For Resolution Applicants:
You can only include avoidance claims in your plan if those were:
- Disclosed in the IM, and
- Informed to you before the plan submission deadline.
- Ensures level playing field and no hidden information advantage to any bidder.
For Creditors & CoC:
- Transparency in how avoidance claims are handled.
- Discourages sale or assignment of high-value claims without disclosure.
- Protects estate value by ensuring such rights are considered separately or post-resolution, not quietly “gifted” in a resolution plan.
Conclusion
The July 2025 amendment enhances transparency, procedural fairness, and accountability in handling avoidance transactions during CIRP. The amendment :-
- Reinforces the IM as a living document.
- Prevents undisclosed assignments of potentially high-value claims.
- Aligns with IBBI’s broader push for standardised disclosures and clean bidding processes.
The July 2025 CIRP Amendment harmonises statutory regulations with the evolving judicial consensus around avoidance transactions.
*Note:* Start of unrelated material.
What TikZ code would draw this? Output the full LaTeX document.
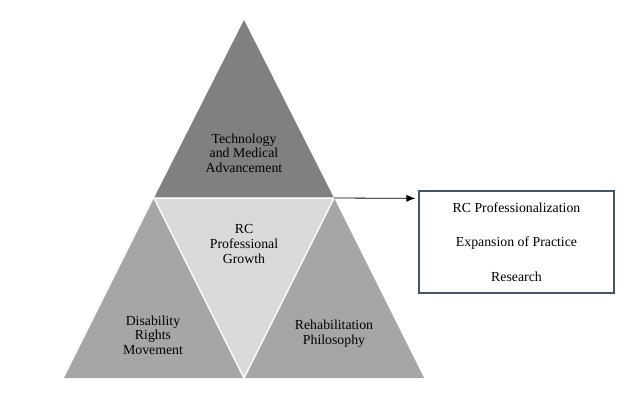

It codifies the view taken by the Delhi High Court and NCLAT, i.e. that avoidance proceedings can survive the resolution process, subject to disclosure. At the same time, it aligns with the Supreme Court’s decision in Piramal v. 63 Moons Technologies, by upholding the CoC’s prerogative to assign value (or none) to such claims, so long as procedural transparency is ensured.